▶ AIM OF THE TASK:
Filter these entries, keeping only lines that hold the word "React".

▶ INPUT:
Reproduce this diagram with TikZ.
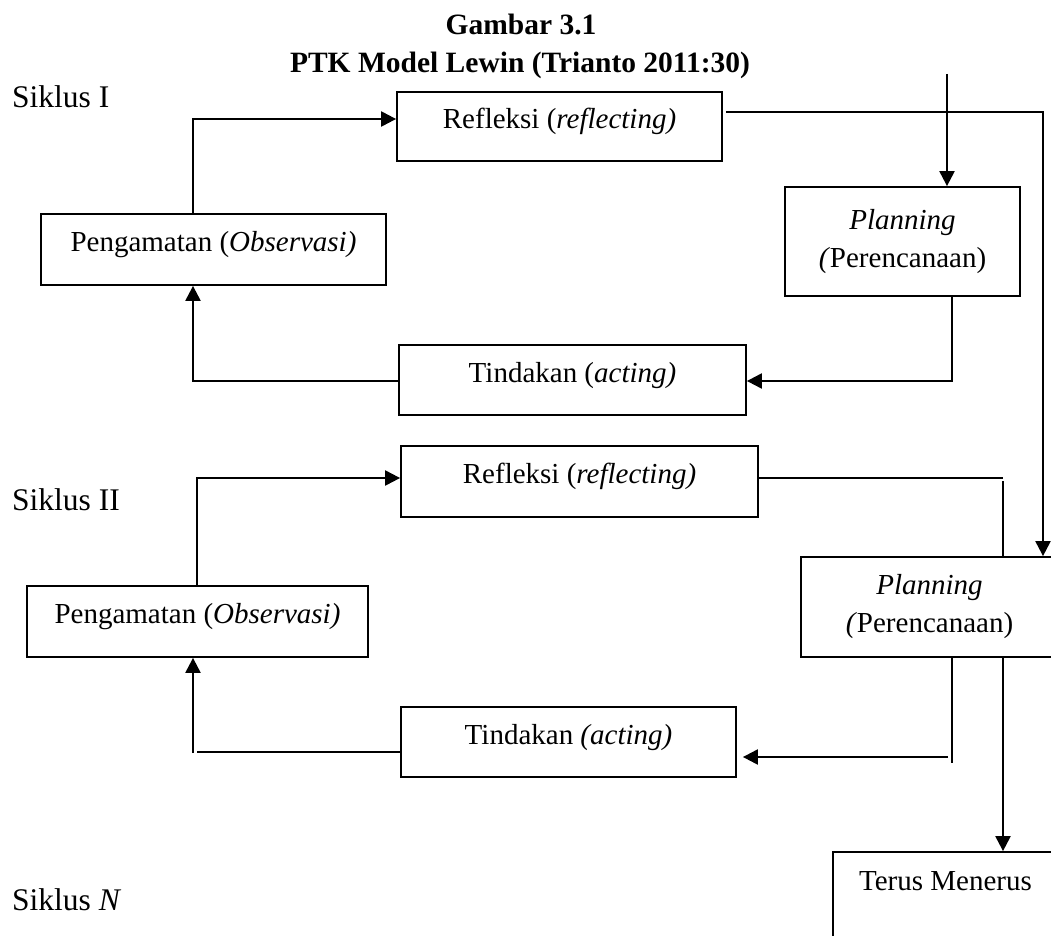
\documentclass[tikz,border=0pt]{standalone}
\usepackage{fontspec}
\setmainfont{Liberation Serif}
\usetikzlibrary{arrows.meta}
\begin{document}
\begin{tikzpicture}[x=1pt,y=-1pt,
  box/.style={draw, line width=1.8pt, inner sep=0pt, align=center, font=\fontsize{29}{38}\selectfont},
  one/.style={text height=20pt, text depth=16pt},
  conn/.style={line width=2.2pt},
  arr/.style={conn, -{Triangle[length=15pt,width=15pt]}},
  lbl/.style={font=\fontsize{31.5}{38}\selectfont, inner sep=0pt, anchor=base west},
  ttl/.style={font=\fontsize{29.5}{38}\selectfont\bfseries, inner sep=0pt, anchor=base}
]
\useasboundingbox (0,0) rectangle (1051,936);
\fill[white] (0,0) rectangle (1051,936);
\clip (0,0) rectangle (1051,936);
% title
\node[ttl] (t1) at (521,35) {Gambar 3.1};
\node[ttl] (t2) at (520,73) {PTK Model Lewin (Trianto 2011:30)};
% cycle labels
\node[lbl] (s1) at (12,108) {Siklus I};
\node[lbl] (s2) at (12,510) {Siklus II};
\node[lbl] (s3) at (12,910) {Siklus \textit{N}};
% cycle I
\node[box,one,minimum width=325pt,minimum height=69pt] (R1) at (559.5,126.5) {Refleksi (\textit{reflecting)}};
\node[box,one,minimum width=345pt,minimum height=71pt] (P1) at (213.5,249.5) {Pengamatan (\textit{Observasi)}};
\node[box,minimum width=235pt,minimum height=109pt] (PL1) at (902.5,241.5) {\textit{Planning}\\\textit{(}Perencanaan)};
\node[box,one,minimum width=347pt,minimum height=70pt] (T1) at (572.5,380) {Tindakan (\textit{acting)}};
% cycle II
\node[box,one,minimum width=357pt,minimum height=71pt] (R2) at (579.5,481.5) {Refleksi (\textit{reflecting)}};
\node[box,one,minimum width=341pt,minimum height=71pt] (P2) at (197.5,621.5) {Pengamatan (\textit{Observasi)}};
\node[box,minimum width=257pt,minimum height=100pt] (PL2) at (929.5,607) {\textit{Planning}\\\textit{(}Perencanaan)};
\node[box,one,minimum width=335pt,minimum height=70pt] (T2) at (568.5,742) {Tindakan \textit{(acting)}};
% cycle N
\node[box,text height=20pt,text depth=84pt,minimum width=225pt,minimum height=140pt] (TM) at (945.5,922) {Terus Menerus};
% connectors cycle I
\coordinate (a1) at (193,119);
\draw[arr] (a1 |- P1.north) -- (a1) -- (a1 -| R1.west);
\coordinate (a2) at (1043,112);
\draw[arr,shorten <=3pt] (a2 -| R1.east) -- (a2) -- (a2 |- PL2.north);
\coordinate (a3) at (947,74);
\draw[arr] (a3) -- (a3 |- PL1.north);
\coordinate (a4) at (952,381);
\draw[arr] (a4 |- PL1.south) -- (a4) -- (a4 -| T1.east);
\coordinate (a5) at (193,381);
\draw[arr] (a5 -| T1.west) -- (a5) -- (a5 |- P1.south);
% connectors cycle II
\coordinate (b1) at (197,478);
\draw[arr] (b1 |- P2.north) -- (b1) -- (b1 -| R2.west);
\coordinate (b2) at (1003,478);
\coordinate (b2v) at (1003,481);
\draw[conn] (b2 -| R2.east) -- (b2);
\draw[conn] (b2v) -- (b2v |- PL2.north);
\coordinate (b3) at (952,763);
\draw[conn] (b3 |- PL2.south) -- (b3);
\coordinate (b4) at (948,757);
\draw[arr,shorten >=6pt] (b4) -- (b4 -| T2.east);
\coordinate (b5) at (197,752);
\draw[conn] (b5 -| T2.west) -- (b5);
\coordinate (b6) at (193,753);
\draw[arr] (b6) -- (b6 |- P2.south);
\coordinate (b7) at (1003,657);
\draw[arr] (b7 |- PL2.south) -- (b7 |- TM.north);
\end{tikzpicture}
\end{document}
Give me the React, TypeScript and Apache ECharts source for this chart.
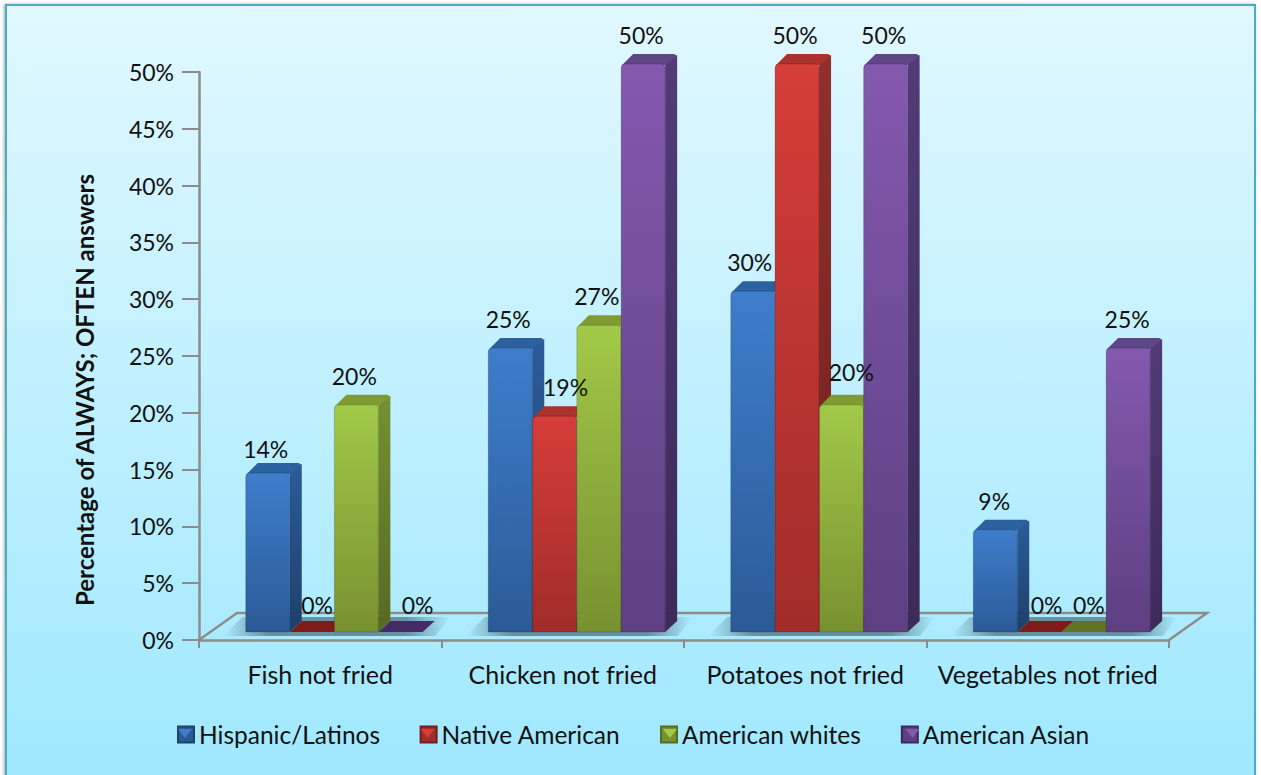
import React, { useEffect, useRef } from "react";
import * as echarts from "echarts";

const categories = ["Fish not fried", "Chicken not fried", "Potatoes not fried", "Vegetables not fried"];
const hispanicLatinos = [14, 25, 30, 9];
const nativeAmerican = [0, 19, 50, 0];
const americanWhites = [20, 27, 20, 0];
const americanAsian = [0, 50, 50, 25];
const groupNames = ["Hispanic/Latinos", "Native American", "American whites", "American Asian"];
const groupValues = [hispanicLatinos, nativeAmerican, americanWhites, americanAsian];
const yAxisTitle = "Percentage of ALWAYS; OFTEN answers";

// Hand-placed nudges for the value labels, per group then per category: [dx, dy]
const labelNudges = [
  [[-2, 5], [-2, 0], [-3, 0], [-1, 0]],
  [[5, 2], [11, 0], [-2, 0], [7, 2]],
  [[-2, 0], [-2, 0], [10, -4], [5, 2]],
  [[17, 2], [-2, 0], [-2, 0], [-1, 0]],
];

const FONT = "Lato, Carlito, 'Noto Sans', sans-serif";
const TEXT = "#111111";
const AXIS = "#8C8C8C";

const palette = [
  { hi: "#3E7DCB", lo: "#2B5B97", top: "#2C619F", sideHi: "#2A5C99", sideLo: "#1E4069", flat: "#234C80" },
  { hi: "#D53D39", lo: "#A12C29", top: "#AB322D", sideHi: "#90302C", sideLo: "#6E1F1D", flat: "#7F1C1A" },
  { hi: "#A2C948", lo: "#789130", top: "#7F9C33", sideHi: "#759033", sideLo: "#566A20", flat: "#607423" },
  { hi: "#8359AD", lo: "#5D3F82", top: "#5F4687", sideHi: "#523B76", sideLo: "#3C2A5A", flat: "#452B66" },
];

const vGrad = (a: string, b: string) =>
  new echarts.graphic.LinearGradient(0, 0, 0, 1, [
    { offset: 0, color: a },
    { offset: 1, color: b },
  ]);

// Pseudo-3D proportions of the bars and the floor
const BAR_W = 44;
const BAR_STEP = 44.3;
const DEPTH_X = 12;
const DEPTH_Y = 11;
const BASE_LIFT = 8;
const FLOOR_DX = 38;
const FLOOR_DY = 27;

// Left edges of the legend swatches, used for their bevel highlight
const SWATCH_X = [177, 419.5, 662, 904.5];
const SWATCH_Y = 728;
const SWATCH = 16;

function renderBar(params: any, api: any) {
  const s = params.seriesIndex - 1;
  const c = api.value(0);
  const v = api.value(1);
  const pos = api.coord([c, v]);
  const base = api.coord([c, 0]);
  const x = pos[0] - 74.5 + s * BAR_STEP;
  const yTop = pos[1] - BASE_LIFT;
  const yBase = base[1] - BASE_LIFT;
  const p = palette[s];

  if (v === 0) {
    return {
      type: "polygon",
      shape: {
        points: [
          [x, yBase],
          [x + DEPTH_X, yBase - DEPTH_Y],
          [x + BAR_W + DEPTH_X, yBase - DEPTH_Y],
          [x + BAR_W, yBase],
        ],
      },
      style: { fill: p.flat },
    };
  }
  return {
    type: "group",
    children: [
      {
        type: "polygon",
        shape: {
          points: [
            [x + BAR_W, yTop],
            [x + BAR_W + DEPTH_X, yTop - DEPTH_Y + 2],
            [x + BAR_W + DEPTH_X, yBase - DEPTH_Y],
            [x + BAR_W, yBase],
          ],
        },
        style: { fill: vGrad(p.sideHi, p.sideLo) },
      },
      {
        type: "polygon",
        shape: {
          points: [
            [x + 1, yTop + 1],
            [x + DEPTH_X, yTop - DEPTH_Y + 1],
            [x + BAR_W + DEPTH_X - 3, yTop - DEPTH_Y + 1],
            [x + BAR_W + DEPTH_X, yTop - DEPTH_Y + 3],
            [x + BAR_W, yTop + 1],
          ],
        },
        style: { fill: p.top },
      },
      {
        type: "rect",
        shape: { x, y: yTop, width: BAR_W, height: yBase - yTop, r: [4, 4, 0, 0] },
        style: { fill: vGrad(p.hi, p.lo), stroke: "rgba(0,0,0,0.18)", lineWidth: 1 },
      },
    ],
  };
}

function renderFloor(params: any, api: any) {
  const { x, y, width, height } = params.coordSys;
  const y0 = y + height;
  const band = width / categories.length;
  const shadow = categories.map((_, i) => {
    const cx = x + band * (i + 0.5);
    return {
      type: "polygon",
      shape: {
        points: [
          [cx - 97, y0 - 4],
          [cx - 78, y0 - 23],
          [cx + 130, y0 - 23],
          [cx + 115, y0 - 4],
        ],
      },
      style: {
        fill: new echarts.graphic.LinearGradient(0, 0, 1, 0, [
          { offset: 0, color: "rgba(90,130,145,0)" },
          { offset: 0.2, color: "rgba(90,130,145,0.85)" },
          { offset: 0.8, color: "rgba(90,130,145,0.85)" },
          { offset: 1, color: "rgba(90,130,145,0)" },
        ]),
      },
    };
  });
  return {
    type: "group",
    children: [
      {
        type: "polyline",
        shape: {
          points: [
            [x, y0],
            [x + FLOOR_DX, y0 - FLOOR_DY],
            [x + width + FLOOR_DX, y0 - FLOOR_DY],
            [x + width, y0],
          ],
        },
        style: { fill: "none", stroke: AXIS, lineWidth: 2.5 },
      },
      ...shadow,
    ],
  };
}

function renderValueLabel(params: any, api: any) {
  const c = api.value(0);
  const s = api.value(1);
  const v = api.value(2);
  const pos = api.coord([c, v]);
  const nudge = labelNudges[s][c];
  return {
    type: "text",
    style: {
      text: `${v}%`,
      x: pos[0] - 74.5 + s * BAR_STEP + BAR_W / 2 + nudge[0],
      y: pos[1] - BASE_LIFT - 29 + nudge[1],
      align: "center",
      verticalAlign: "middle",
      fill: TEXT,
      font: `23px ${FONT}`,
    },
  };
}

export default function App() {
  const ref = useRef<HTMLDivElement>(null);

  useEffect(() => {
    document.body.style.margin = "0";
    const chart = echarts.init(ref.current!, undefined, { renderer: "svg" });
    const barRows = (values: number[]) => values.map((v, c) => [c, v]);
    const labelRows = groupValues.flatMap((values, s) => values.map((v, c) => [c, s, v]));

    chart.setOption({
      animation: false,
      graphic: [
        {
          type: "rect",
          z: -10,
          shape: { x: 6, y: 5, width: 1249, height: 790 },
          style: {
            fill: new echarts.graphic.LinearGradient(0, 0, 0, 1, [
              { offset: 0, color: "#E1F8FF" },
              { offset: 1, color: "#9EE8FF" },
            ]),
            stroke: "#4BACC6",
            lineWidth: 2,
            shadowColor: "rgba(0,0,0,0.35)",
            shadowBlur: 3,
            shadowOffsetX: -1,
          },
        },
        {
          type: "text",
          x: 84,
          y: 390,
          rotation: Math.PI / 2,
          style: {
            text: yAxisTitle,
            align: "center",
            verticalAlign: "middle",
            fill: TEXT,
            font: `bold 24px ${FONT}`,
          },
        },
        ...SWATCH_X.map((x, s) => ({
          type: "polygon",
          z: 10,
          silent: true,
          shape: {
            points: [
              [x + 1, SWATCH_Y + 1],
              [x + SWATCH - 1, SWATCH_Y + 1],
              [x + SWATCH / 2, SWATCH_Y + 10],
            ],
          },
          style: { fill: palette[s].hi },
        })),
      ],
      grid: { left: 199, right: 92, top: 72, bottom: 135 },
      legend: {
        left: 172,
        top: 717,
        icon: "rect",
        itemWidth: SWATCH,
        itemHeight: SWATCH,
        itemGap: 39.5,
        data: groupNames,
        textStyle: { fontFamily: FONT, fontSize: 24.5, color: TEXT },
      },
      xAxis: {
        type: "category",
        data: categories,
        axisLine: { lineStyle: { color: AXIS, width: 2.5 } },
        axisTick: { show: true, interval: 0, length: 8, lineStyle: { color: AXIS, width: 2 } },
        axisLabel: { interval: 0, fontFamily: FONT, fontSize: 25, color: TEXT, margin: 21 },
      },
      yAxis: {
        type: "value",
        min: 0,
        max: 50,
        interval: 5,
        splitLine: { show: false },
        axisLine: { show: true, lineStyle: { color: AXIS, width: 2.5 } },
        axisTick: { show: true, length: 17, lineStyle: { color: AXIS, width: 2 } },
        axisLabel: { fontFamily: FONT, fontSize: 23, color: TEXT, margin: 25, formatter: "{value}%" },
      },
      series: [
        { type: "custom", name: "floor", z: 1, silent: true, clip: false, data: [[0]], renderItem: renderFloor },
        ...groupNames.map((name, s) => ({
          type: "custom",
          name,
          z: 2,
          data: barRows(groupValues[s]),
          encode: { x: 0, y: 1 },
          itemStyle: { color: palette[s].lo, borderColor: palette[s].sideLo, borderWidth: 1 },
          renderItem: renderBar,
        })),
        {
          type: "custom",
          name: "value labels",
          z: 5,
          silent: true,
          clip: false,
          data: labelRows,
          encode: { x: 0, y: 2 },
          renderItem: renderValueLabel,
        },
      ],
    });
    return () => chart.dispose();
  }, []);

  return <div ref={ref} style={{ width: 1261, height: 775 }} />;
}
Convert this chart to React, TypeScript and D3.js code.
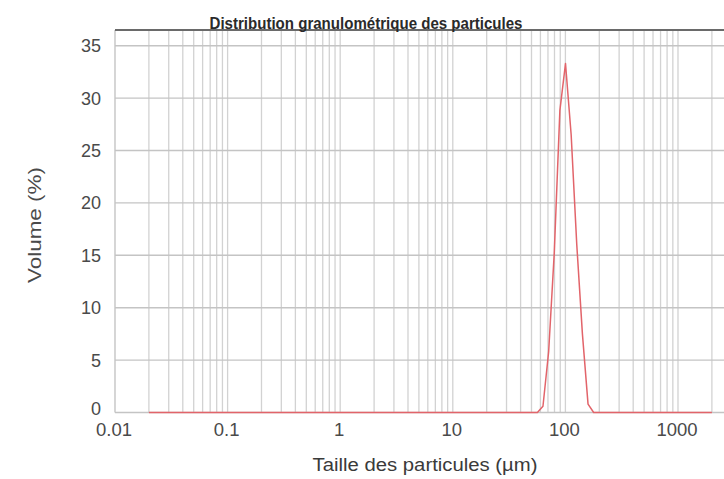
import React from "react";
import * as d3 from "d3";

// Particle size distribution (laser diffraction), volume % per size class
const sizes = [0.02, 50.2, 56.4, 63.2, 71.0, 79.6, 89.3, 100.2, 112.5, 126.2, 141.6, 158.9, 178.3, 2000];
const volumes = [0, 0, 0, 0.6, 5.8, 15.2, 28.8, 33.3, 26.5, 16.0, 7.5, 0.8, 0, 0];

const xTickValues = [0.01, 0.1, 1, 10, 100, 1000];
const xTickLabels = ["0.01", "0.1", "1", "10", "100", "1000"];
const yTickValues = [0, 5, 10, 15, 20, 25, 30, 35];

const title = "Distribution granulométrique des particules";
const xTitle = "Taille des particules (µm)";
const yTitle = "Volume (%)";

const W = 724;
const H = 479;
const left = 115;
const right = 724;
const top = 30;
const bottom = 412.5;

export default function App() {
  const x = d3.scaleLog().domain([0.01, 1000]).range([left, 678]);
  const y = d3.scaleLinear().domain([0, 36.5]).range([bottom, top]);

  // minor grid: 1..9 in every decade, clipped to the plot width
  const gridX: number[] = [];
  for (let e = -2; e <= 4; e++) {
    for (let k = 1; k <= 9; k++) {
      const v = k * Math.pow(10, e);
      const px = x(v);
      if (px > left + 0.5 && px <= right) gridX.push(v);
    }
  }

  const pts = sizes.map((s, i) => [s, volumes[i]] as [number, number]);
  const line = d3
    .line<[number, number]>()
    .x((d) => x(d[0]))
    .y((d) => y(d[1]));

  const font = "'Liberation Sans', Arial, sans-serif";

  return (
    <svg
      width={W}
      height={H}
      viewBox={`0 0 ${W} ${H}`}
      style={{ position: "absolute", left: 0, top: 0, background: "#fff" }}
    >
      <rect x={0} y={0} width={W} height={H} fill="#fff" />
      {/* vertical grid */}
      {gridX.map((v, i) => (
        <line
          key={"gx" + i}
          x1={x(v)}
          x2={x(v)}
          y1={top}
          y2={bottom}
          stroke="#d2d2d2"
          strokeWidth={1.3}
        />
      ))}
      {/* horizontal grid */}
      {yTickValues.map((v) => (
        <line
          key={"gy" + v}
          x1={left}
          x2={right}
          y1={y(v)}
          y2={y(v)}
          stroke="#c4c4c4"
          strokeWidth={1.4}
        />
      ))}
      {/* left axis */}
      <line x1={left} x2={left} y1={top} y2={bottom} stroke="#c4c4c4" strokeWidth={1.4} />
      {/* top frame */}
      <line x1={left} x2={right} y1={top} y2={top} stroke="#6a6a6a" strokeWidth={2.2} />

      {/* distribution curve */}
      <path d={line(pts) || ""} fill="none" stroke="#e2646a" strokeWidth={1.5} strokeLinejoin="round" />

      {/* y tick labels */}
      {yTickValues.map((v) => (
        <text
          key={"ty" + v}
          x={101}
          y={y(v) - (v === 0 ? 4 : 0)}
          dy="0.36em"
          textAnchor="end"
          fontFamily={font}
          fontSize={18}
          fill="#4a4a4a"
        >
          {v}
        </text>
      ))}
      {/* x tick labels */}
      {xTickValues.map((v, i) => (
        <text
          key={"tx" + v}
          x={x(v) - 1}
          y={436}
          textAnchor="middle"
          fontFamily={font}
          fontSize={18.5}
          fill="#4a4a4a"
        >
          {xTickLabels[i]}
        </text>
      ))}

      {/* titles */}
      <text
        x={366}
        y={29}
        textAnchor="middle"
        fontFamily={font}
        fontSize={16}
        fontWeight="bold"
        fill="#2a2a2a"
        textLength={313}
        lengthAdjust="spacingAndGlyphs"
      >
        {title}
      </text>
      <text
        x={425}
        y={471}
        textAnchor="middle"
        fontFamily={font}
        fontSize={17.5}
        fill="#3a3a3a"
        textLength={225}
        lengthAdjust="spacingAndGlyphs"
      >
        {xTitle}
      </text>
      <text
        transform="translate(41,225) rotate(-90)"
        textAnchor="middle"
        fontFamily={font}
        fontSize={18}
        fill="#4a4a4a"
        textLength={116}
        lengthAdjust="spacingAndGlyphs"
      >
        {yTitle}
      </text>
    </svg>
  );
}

▶ TASK RESPONSE:
Give me the React, TypeScript and Apache ECharts source for this chart.
import React, { useEffect, useRef } from "react";
Convert this chart to React, TypeScript and D3.js code.
import React from "react";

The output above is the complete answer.